**Supplied records:**
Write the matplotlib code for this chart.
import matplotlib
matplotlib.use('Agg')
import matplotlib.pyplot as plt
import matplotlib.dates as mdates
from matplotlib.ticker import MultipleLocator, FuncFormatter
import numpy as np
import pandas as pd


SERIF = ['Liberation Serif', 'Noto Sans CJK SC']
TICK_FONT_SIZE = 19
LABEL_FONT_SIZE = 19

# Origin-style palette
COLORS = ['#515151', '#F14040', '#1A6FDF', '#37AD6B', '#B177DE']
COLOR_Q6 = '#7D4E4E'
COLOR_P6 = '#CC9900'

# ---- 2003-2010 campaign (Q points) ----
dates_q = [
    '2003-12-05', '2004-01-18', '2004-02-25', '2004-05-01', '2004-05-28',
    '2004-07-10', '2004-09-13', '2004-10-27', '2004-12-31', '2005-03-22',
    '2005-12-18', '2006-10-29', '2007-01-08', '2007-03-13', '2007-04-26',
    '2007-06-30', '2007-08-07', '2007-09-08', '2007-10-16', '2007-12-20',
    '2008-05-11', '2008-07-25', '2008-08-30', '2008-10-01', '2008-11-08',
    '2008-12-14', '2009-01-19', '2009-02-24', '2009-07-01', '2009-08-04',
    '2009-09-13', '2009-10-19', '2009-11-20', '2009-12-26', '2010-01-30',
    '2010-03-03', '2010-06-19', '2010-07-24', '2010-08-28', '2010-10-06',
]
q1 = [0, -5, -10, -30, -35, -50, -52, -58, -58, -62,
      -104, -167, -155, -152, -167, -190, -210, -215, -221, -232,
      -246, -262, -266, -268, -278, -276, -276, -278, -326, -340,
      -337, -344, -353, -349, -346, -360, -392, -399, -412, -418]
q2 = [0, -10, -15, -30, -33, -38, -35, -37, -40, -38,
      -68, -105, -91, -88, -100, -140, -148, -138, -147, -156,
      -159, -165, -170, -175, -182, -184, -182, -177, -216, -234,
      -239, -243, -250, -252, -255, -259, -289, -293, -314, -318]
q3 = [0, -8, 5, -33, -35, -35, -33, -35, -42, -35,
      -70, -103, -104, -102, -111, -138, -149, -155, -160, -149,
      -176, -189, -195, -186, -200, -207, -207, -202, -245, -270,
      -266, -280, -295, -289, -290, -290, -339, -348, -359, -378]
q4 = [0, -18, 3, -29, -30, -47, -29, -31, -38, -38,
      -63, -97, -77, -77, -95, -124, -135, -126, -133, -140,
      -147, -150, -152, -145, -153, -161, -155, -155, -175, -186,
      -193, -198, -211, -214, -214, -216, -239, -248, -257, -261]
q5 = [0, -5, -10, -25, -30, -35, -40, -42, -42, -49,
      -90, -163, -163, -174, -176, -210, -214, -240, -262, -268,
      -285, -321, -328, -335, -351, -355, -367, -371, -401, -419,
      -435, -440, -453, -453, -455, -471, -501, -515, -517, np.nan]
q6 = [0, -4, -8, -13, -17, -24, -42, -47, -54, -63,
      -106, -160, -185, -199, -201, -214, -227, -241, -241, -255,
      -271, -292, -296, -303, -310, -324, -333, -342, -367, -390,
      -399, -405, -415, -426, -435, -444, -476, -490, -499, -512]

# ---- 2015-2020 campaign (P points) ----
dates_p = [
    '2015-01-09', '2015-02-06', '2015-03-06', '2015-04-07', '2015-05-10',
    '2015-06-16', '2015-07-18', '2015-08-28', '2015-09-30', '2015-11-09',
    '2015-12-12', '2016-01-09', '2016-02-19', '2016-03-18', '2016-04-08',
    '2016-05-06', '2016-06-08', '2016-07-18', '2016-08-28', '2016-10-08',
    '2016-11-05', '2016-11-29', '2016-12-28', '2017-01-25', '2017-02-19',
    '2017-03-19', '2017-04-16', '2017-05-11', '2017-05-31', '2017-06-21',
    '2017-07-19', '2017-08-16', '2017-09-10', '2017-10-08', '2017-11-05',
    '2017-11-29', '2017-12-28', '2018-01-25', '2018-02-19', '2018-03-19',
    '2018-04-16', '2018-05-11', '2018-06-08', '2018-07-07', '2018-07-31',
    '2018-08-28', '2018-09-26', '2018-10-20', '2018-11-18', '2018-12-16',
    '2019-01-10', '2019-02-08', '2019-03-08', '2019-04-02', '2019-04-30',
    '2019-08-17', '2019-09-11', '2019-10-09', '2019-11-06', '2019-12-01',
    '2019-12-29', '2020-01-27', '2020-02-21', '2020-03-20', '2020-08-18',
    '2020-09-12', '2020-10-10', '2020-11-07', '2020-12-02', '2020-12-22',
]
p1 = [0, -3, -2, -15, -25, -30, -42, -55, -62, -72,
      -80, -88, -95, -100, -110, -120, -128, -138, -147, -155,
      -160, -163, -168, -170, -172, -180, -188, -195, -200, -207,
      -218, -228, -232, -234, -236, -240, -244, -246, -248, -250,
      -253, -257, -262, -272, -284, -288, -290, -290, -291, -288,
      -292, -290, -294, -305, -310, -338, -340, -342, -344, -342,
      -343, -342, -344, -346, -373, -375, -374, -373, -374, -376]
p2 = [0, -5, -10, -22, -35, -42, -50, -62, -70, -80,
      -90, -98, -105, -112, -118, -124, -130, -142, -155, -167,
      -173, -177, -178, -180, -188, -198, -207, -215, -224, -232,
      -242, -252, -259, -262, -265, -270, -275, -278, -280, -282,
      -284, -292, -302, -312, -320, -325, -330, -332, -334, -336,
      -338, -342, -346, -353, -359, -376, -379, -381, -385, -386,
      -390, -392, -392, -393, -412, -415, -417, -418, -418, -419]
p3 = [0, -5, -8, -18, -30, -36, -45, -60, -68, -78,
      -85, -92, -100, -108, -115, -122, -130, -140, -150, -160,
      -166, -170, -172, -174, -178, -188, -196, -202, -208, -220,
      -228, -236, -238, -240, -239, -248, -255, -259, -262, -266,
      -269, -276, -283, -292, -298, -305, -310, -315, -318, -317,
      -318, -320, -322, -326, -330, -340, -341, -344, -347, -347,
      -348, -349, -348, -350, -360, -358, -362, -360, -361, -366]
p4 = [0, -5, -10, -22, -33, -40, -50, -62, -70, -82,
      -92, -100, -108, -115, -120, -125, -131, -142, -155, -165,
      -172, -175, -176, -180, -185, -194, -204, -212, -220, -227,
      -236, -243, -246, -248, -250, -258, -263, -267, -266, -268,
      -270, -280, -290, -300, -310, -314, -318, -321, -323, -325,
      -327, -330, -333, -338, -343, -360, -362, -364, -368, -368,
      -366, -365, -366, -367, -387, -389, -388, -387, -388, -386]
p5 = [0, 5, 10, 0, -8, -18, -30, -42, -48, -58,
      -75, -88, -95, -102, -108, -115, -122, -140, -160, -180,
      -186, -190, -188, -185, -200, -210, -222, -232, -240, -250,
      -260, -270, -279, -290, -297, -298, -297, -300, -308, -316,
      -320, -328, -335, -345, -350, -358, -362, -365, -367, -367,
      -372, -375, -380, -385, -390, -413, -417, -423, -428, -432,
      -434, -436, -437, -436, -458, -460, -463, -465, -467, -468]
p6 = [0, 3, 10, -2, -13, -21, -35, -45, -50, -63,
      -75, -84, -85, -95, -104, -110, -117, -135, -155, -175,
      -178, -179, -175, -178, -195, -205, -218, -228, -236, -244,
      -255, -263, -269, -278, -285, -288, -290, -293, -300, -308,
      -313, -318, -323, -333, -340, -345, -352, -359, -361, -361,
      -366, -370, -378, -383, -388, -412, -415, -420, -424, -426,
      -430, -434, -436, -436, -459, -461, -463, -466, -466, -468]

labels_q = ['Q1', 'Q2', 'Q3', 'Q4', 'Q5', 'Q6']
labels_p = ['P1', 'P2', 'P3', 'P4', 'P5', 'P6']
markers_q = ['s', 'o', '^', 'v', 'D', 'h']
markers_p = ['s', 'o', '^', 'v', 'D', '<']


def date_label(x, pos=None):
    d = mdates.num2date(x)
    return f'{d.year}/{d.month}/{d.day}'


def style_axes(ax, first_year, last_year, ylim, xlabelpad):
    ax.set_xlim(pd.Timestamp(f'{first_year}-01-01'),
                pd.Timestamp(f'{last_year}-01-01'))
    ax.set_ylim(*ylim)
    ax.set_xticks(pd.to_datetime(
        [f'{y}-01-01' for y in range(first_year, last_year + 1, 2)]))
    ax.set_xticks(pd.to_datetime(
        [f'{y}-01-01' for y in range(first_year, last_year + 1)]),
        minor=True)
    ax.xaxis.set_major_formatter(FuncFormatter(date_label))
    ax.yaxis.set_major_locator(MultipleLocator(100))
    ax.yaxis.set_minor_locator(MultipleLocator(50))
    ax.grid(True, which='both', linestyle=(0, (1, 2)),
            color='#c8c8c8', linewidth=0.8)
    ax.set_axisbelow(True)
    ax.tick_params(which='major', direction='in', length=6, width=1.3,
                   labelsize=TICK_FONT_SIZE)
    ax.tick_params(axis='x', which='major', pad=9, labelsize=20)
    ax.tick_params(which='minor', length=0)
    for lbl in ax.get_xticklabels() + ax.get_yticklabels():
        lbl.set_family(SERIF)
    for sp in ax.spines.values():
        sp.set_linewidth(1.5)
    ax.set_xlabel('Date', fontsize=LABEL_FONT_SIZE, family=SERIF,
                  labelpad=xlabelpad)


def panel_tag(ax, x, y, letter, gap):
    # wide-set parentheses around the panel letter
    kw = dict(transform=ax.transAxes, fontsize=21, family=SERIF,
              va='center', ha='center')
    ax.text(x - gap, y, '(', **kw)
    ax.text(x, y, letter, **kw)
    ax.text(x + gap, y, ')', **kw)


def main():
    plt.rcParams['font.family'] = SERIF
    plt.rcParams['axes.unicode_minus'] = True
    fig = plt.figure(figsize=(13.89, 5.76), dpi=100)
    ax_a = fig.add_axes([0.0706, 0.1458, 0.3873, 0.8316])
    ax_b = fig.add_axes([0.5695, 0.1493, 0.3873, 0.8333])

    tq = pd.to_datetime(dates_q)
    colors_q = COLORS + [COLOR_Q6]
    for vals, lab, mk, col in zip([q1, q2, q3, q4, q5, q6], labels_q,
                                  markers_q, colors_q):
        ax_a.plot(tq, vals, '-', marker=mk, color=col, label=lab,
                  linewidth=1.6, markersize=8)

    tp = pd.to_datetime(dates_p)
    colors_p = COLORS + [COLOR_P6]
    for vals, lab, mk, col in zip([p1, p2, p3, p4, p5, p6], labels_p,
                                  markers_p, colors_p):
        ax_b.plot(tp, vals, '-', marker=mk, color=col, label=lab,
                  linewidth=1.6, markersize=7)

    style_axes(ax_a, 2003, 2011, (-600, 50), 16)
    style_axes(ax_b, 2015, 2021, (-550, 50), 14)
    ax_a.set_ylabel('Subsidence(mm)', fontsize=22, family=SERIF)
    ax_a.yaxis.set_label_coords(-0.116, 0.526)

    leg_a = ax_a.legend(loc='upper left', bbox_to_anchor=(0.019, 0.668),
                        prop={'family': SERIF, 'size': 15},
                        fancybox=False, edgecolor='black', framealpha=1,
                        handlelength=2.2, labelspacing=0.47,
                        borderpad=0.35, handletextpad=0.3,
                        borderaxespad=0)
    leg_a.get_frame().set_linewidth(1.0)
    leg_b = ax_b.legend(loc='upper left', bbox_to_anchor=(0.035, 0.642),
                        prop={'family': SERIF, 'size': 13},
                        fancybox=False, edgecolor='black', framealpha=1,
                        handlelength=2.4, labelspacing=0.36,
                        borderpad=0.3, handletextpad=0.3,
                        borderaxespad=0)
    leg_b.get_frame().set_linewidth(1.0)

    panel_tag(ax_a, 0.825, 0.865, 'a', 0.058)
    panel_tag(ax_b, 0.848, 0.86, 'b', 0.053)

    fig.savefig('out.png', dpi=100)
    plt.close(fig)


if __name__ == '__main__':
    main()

--

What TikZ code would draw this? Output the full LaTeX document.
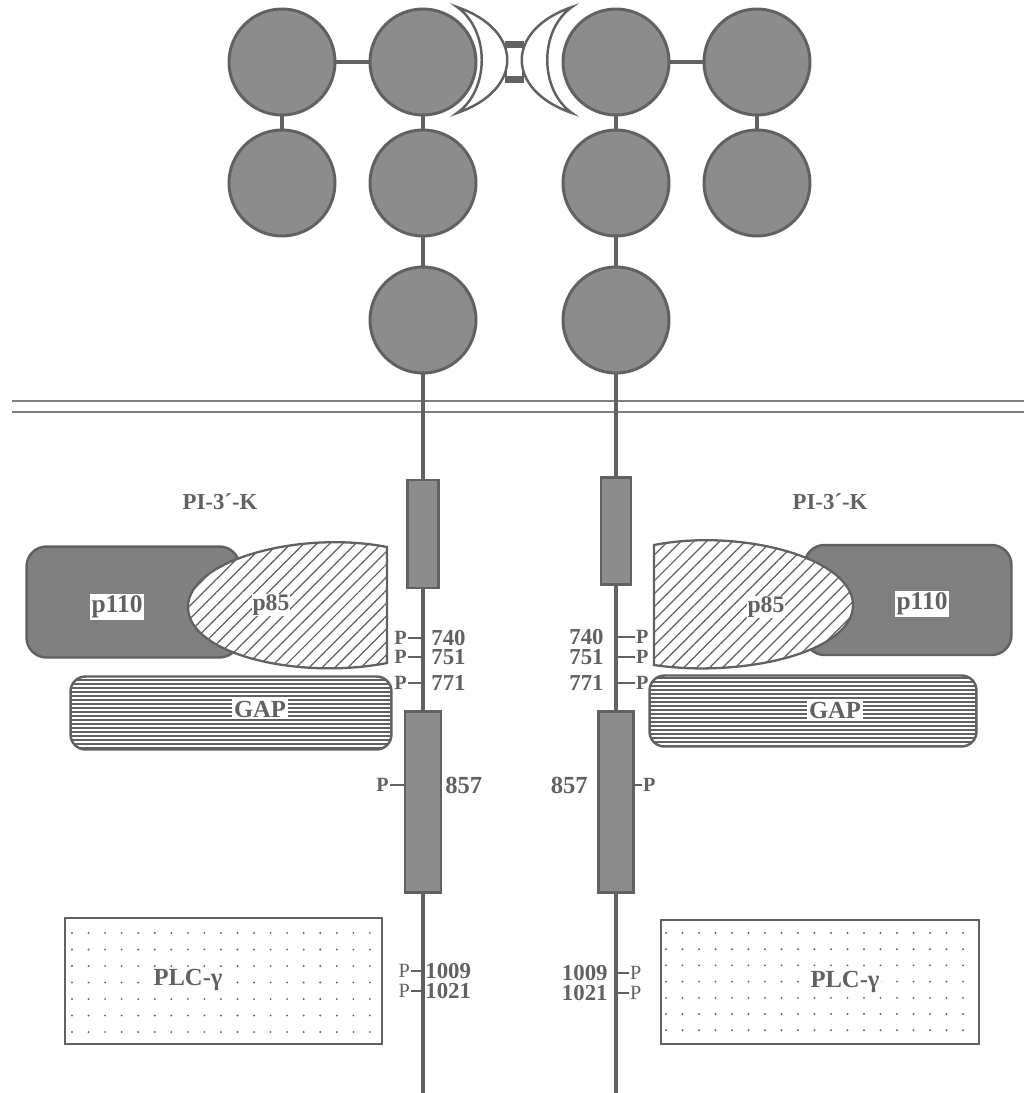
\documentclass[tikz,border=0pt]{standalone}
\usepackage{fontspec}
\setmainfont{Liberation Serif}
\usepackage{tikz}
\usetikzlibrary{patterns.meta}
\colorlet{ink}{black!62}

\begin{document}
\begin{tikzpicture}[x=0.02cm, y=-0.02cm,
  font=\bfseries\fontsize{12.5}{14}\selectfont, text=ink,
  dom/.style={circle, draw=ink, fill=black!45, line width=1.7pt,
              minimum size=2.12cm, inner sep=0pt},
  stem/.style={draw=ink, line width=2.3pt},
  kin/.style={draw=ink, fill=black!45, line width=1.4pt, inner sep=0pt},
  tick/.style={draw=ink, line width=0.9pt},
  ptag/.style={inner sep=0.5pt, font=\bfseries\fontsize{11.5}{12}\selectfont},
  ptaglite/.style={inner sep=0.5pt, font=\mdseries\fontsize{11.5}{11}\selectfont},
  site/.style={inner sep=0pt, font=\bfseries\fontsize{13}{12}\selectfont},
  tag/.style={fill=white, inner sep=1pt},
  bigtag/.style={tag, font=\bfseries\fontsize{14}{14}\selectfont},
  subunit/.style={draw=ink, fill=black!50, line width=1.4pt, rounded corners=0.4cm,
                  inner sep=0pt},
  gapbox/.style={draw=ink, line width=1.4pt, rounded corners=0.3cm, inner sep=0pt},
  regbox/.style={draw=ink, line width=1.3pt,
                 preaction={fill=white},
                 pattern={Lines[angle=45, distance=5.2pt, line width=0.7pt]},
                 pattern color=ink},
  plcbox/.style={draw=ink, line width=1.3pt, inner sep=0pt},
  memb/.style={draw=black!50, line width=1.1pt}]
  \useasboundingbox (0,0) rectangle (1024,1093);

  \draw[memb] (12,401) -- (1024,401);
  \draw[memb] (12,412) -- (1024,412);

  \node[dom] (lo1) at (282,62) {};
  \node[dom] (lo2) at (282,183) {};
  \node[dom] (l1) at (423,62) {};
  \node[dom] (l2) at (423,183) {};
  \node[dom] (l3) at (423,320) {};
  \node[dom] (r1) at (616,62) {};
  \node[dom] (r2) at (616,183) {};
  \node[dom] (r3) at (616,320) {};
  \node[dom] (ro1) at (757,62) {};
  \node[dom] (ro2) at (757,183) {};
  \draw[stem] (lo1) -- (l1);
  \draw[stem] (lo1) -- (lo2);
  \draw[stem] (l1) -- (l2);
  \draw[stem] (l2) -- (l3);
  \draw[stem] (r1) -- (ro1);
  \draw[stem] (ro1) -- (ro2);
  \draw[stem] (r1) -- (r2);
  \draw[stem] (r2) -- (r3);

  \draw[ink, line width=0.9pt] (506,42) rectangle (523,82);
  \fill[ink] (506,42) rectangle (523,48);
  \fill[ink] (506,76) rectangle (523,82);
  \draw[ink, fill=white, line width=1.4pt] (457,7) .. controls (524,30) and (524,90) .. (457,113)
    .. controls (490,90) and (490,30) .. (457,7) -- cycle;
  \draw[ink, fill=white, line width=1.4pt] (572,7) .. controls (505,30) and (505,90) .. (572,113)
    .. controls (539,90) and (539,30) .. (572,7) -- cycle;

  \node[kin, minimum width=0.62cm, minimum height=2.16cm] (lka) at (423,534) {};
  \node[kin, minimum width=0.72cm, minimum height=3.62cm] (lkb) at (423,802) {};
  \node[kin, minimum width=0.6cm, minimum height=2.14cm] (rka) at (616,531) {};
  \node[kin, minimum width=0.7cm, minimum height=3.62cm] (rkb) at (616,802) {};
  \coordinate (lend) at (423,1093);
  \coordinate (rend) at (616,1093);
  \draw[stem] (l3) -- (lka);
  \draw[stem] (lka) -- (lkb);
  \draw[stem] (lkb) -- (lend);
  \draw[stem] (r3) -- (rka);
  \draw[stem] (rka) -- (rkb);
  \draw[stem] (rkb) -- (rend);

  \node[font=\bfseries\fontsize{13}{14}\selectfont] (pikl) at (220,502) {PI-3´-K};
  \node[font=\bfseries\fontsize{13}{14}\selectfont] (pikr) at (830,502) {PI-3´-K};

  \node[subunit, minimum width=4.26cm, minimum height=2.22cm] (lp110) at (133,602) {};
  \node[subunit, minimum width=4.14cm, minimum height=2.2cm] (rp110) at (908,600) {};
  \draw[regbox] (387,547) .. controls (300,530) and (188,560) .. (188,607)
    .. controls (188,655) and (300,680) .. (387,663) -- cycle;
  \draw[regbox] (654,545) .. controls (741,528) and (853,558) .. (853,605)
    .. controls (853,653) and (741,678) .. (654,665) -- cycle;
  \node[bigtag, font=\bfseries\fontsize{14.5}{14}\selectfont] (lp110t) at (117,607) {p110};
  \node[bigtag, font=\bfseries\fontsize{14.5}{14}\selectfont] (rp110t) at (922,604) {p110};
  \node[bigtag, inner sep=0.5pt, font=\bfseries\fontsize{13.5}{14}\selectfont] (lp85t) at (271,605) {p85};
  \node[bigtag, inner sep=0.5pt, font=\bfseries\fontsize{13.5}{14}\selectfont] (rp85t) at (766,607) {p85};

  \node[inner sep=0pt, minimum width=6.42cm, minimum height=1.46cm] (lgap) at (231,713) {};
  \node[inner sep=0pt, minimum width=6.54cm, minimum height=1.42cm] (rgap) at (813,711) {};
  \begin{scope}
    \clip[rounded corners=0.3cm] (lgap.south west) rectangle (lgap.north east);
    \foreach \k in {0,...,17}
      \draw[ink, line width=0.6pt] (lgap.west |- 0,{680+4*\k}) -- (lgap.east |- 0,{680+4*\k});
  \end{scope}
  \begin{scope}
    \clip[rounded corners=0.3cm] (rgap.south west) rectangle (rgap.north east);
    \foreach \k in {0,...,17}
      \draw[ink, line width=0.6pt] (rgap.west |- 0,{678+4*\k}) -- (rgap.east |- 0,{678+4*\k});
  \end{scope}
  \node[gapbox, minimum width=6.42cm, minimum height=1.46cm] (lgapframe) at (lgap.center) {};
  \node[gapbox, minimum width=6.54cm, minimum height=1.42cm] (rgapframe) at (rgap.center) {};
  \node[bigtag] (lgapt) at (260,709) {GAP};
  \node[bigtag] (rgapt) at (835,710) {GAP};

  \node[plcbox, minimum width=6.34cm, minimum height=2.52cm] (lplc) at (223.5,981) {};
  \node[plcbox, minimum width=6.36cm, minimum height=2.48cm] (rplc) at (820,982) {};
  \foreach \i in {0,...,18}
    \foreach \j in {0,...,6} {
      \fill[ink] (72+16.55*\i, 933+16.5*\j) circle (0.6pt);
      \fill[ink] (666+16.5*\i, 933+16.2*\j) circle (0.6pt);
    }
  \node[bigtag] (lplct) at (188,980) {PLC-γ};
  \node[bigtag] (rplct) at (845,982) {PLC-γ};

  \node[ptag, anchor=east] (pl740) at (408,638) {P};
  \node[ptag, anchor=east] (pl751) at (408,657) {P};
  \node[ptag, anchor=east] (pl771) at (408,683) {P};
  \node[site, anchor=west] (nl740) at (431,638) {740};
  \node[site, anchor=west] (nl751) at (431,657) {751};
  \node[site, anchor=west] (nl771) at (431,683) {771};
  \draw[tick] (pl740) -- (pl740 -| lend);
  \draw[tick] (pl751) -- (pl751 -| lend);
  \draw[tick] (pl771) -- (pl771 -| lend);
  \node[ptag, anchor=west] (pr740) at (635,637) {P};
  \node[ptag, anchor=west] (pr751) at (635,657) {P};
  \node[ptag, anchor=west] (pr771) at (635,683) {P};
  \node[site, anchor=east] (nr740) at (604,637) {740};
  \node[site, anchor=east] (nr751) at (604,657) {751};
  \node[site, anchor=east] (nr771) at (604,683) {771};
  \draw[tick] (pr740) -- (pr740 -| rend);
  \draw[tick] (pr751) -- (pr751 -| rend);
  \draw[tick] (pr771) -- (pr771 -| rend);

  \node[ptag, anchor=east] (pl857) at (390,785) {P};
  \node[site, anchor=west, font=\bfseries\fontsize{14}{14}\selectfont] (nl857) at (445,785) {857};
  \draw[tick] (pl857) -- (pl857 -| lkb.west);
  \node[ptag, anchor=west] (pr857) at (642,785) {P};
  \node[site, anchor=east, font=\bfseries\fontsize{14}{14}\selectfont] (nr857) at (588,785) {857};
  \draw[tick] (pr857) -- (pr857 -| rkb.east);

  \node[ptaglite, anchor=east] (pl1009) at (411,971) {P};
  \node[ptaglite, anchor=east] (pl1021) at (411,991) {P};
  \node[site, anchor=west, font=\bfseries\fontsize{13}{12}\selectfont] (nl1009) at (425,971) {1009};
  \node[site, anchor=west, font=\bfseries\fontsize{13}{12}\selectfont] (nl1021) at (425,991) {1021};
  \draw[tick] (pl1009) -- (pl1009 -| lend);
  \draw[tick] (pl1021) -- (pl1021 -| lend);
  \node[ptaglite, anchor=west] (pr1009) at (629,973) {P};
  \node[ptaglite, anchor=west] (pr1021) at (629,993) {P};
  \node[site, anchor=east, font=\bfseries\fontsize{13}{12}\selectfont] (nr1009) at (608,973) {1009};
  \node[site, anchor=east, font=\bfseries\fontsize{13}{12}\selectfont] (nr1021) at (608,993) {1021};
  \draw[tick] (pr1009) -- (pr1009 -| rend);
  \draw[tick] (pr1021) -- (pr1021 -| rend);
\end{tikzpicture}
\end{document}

**Directive:**
Which lines above hold the word "matplotlib"? Copy each of them.

**Result:**
Write the matplotlib code for this chart.
import matplotlib
matplotlib.use('Agg')
import matplotlib.pyplot as plt
import matplotlib.dates as mdates
from matplotlib.ticker import MultipleLocator, FuncFormatter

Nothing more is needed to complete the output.